■ **WHAT IS NEEDED**
Do not copy the pictures; transcribe all other material exactly.

■ **SOURCE EXCERPT**

-----

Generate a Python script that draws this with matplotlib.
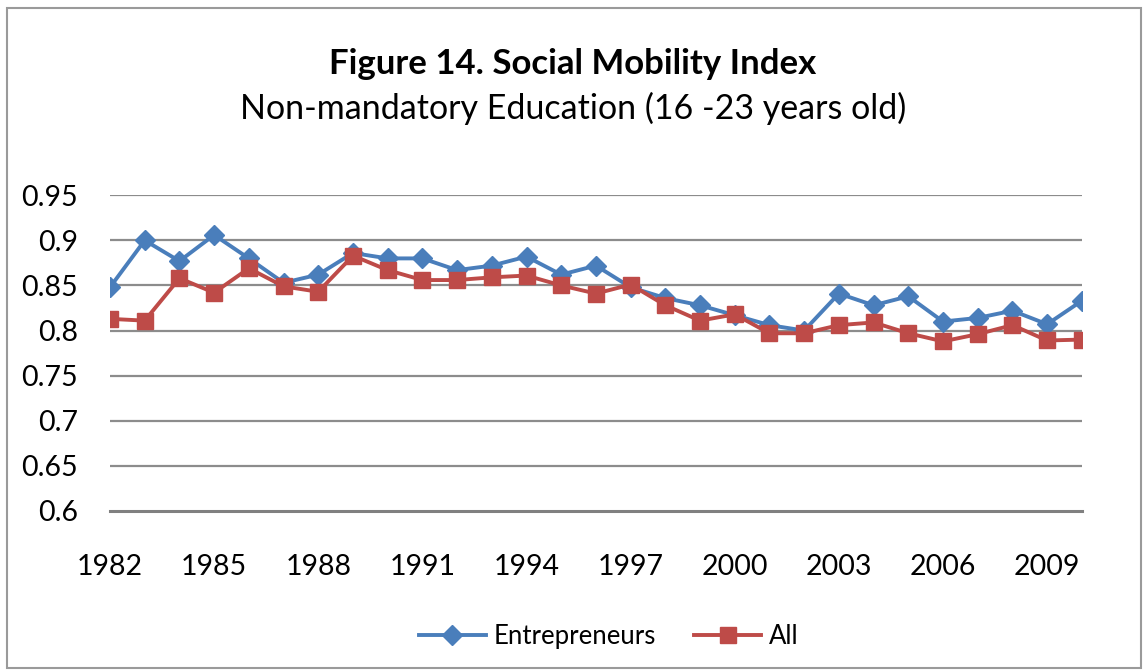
import matplotlib.pyplot as plt
from matplotlib.patches import Rectangle

plt.rcParams["font.family"] = ["Lato", "DejaVu Sans"]

years = list(range(1982, 2011))
entrepreneurs = [0.848, 0.900, 0.877, 0.906, 0.880, 0.853, 0.862, 0.886, 0.880, 0.880,
                 0.867, 0.872, 0.882, 0.862, 0.872, 0.848, 0.836, 0.828, 0.817, 0.806,
                 0.800, 0.841, 0.828, 0.838, 0.810, 0.814, 0.822, 0.807, 0.833]
all_people = [0.813, 0.811, 0.858, 0.842, 0.869, 0.849, 0.843, 0.883, 0.867, 0.856,
              0.856, 0.859, 0.861, 0.850, 0.841, 0.851, 0.828, 0.811, 0.818, 0.797,
              0.797, 0.806, 0.809, 0.797, 0.788, 0.796, 0.806, 0.789, 0.790]
yticks = [0.6, 0.65, 0.7, 0.75, 0.8, 0.85, 0.9, 0.95]
ytick_labels = ["0.6", "0.65", "0.7", "0.75", "0.8", "0.85", "0.9", "0.95"]
xticks = list(range(1982, 2011, 3))

BLUE = "#4A7EBB"
RED = "#BE4B48"
GRID = "#8c8c8c"

fig = plt.figure(figsize=(11.46, 6.71), dpi=100, facecolor="white")
fig.patches.append(Rectangle((0.006, 0.004), 0.99, 0.984, transform=fig.transFigure,
                             fill=False, edgecolor="#9a9a9a", linewidth=1.5))

ax = fig.add_axes([0.096, 0.2385, 0.848, 0.4705])
ax.plot(years, entrepreneurs, color=BLUE, lw=2.8, marker="D", ms=10, label="Entrepreneurs", zorder=3)
ax.plot(years, all_people, color=RED, lw=2.8, marker="s", ms=11.5, label="All", zorder=4)

ax.set_xlim(1982, 2010)
ax.set_ylim(0.6, 0.95)
ax.set_yticks(yticks)
ax.set_yticklabels(ytick_labels)
ax.set_xticks(xticks)
ax.tick_params(axis="both", length=0, labelsize=20.5, colors="black")
ax.tick_params(axis="x", pad=31)
ax.tick_params(axis="y", pad=23)

for y in yticks[1:]:
    ax.axhline(y, color=GRID, lw=1.6, zorder=1)
for s in ["top", "right", "left"]:
    ax.spines[s].set_visible(False)
ax.spines["bottom"].set_color("#808080")
ax.spines["bottom"].set_linewidth(2.2)

fig.text(0.5, 0.905, "Figure 14. Social Mobility Index", ha="center", va="center",
         fontsize=25, fontweight="bold")
fig.text(0.5, 0.838, "Non-mandatory Education (16 -23 years old)", ha="center", va="center",
         fontsize=24.5)

fig.legend(loc="center", bbox_to_anchor=(0.531, 0.052), ncol=2, frameon=False,
           fontsize=18.5, handlelength=2.6, columnspacing=1.5, handletextpad=0.3)

fig.savefig("out.png", dpi=100, facecolor="white")
plt.close(fig)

-----

■ **COMPLETE OUTPUT**
Generate a Python script that draws this with matplotlib.
import matplotlib.pyplot as plt
from matplotlib.patches import Rectangle

plt.rcParams["font.family"] = ["Lato", "DejaVu Sans"]

years = list(range(1982, 2011))
entrepreneurs = [0.848, 0.900, 0.877, 0.906, 0.880, 0.853, 0.862, 0.886, 0.880, 0.880,
                 0.867, 0.872, 0.882, 0.862, 0.872, 0.848, 0.836, 0.828, 0.817, 0.806,
                 0.800, 0.841, 0.828, 0.838, 0.810, 0.814, 0.822, 0.807, 0.833]
all_people = [0.813, 0.811, 0.858, 0.842, 0.869, 0.849, 0.843, 0.883, 0.867, 0.856,
              0.856, 0.859, 0.861, 0.850, 0.841, 0.851, 0.828, 0.811, 0.818, 0.797,
              0.797, 0.806, 0.809, 0.797, 0.788, 0.796, 0.806, 0.789, 0.790]
yticks = [0.6, 0.65, 0.7, 0.75, 0.8, 0.85, 0.9, 0.95]
ytick_labels = ["0.6", "0.65", "0.7", "0.75", "0.8", "0.85", "0.9", "0.95"]
xticks = list(range(1982, 2011, 3))

BLUE = "#4A7EBB"
RED = "#BE4B48"
GRID = "#8c8c8c"

fig = plt.figure(figsize=(11.46, 6.71), dpi=100, facecolor="white")
fig.patches.append(Rectangle((0.006, 0.004), 0.99, 0.984, transform=fig.transFigure,
                             fill=False, edgecolor="#9a9a9a", linewidth=1.5))

ax = fig.add_axes([0.096, 0.2385, 0.848, 0.4705])
ax.plot(years, entrepreneurs, color=BLUE, lw=2.8, marker="D", ms=10, label="Entrepreneurs", zorder=3)
ax.plot(years, all_people, color=RED, lw=2.8, marker="s", ms=11.5, label="All", zorder=4)

ax.set_xlim(1982, 2010)
ax.set_ylim(0.6, 0.95)
ax.set_yticks(yticks)
ax.set_yticklabels(ytick_labels)
ax.set_xticks(xticks)
ax.tick_params(axis="both", length=0, labelsize=20.5, colors="black")
ax.tick_params(axis="x", pad=31)
ax.tick_params(axis="y", pad=23)

for y in yticks[1:]:
    ax.axhline(y, color=GRID, lw=1.6, zorder=1)
for s in ["top", "right", "left"]:
    ax.spines[s].set_visible(False)
ax.spines["bottom"].set_color("#808080")
ax.spines["bottom"].set_linewidth(2.2)

fig.text(0.5, 0.905, "Figure 14. Social Mobility Index", ha="center", va="center",
         fontsize=25, fontweight="bold")
fig.text(0.5, 0.838, "Non-mandatory Education (16 -23 years old)", ha="center", va="center",
         fontsize=24.5)

fig.legend(loc="center", bbox_to_anchor=(0.531, 0.052), ncol=2, frameon=False,
           fontsize=18.5, handlelength=2.6, columnspacing=1.5, handletextpad=0.3)

fig.savefig("out.png", dpi=100, facecolor="white")
plt.close(fig)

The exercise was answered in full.